-- Collected data --
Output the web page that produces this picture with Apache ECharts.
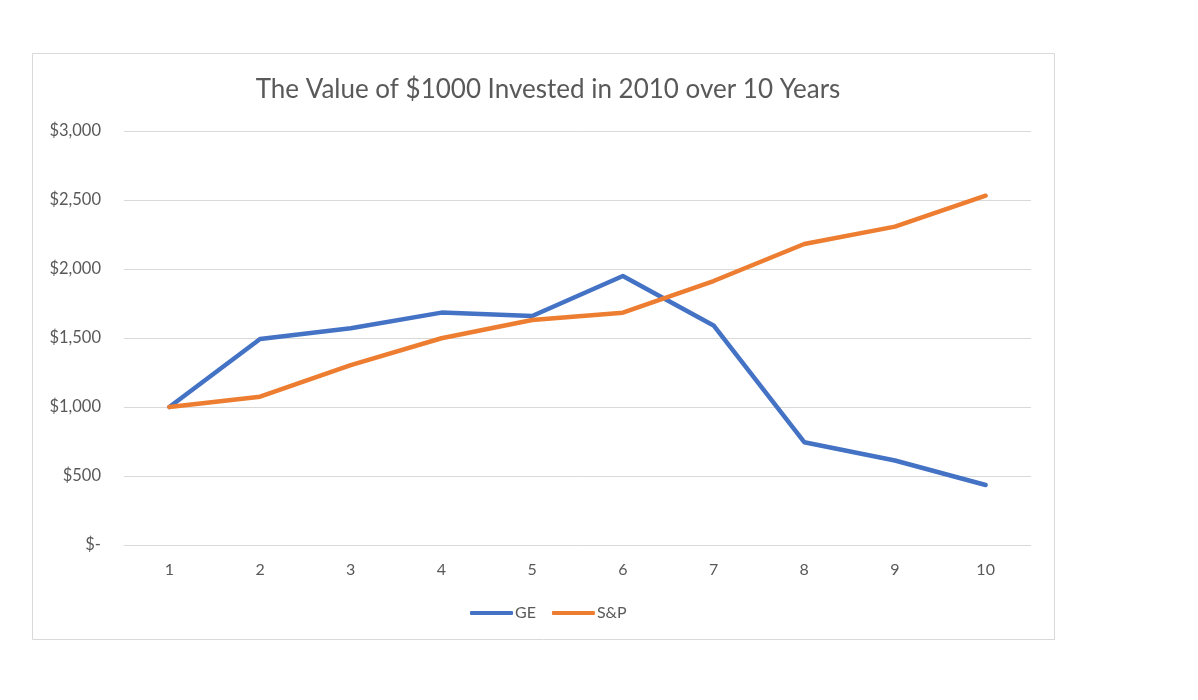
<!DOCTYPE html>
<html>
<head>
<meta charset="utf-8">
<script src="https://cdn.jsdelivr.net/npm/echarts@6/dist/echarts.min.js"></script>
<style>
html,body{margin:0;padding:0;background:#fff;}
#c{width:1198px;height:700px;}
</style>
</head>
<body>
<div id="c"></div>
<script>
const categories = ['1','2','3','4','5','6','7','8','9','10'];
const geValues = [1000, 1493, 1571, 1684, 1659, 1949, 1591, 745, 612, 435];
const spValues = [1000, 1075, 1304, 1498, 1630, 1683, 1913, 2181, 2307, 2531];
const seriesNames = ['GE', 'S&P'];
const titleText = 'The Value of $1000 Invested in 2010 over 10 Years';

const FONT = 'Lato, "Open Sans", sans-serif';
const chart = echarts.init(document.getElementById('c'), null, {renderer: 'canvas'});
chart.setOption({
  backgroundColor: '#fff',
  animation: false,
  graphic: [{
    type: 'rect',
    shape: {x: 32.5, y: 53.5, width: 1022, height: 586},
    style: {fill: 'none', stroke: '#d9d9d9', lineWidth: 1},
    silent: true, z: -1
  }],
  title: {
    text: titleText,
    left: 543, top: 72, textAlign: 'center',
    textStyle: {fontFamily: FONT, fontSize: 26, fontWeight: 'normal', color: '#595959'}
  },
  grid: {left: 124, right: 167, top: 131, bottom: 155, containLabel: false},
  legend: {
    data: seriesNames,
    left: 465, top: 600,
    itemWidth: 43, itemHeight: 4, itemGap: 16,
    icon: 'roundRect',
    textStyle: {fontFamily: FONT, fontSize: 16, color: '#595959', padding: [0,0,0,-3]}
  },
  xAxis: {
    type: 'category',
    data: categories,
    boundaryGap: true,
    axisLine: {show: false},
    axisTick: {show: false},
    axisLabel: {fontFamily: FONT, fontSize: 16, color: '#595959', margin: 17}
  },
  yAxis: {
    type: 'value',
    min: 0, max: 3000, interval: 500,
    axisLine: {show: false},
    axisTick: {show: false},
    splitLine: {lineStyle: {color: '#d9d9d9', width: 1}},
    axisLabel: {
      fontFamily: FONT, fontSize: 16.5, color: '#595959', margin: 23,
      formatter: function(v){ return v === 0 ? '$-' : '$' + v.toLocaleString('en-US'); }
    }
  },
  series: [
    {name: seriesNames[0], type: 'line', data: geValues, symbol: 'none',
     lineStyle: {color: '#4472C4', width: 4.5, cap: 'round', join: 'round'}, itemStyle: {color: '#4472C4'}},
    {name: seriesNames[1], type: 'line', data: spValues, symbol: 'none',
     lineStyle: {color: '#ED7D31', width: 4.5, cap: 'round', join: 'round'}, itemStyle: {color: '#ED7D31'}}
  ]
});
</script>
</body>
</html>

-- Exercise task --
Without the pictures, please reproduce each line of the listing above exactly, from the first one through the line bearing "const titleText = 'The".

-- Response --
Output the web page that produces this picture with Apache ECharts.
<!DOCTYPE html>
<html>
<head>
<meta charset="utf-8">
<script src="https://cdn.jsdelivr.net/npm/echarts@6/dist/echarts.min.js"></script>
<style>
html,body{margin:0;padding:0;background:#fff;}
#c{width:1198px;height:700px;}
</style>
</head>
<body>
<div id="c"></div>
<script>
const categories = ['1','2','3','4','5','6','7','8','9','10'];
const geValues = [1000, 1493, 1571, 1684, 1659, 1949, 1591, 745, 612, 435];
const spValues = [1000, 1075, 1304, 1498, 1630, 1683, 1913, 2181, 2307, 2531];
const seriesNames = ['GE', 'S&P'];
const titleText = 'The Value of $1000 Invested in 2010 over 10 Years';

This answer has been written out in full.